▸ **WORK TO COMPLETE**
In the listing that follows, how many lines contain the string "matplotlib"? Provide only the number.

▸ **PROVIDED DATA**
* begin *

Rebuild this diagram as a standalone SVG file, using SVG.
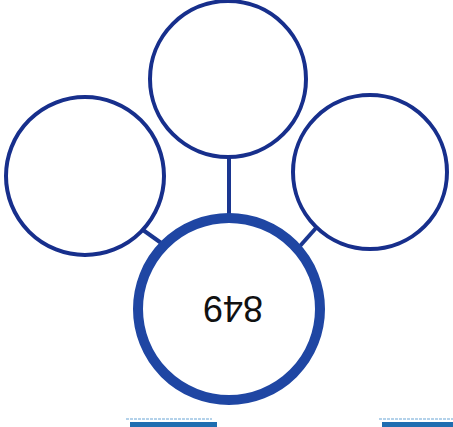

* end *
* begin *

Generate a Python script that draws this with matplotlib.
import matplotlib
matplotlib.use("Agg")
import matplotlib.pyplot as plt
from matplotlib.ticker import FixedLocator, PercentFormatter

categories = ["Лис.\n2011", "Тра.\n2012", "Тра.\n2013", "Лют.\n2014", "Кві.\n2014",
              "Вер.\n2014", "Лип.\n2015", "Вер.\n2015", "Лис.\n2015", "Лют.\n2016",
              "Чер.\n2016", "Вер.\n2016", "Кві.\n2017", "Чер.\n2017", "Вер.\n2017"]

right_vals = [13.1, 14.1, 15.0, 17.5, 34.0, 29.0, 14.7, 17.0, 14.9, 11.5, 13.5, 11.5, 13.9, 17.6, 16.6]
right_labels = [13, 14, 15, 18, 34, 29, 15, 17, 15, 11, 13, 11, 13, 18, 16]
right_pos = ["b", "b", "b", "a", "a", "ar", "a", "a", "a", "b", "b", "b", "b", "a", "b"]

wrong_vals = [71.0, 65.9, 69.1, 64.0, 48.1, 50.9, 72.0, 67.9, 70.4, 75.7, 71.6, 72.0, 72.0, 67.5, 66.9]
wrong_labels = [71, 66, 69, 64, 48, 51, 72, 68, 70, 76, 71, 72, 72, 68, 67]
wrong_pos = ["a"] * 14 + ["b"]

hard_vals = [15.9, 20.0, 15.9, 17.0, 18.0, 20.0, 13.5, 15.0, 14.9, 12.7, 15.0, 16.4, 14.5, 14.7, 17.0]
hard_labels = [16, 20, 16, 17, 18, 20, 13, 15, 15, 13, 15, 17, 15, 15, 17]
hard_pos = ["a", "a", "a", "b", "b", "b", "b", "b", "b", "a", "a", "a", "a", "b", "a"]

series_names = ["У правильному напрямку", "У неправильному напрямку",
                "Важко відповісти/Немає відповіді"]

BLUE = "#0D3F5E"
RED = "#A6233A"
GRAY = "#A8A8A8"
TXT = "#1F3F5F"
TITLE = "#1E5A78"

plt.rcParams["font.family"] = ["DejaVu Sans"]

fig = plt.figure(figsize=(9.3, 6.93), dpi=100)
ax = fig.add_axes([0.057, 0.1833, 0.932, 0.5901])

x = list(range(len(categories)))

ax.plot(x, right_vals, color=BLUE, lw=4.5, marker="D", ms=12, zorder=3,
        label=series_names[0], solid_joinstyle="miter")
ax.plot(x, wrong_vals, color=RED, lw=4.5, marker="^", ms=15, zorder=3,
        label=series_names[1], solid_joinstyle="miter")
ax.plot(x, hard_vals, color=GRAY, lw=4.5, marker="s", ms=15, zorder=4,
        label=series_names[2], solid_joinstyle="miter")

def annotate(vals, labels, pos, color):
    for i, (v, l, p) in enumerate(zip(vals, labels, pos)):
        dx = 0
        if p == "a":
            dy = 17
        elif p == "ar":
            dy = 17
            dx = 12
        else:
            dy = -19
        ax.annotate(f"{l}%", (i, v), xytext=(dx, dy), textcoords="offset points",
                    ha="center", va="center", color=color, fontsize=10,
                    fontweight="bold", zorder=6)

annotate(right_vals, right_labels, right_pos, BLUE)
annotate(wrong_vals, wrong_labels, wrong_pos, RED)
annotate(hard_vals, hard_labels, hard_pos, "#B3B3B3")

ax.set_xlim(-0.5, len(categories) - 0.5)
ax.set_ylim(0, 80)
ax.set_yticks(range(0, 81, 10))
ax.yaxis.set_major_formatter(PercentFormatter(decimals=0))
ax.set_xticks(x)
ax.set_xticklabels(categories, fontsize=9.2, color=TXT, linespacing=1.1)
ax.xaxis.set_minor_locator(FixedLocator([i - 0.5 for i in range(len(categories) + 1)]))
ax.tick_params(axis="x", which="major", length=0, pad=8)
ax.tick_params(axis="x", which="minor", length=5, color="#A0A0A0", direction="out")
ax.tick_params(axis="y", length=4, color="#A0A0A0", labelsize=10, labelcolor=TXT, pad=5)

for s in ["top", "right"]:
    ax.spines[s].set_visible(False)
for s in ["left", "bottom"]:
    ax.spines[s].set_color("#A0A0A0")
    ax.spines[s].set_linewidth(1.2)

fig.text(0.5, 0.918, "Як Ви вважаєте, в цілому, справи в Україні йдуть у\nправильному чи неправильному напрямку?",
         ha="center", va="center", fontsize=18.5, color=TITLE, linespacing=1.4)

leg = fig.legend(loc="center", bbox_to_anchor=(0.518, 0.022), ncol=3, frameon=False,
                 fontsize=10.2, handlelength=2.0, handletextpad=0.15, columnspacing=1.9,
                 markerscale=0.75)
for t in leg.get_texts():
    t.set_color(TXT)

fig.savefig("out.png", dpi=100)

* end *
* begin *

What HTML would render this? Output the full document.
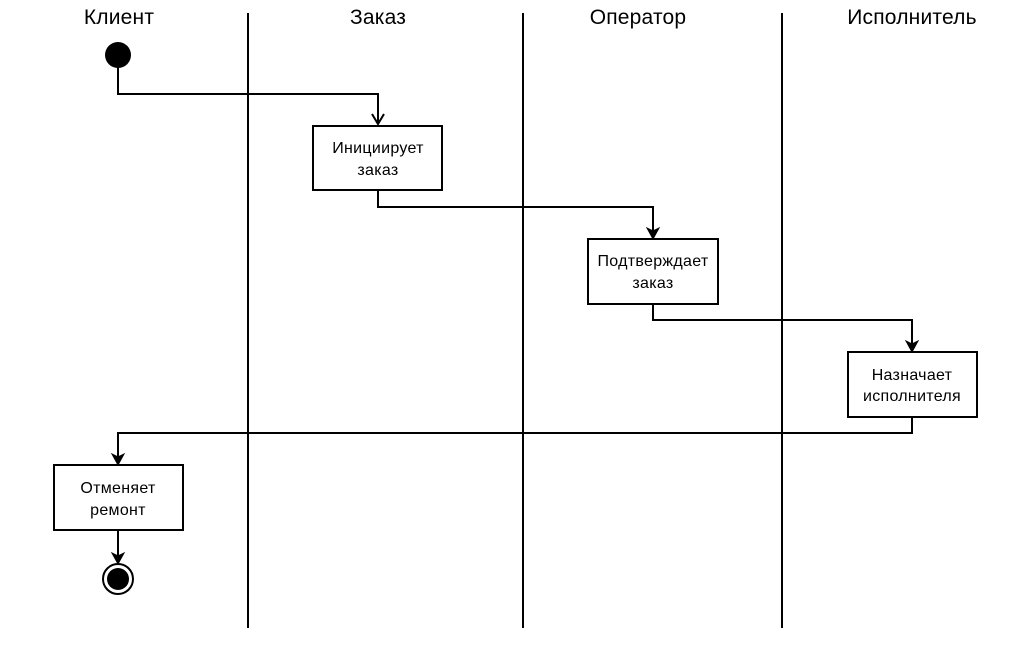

* end *

▸ **WRITTEN ANSWER**
5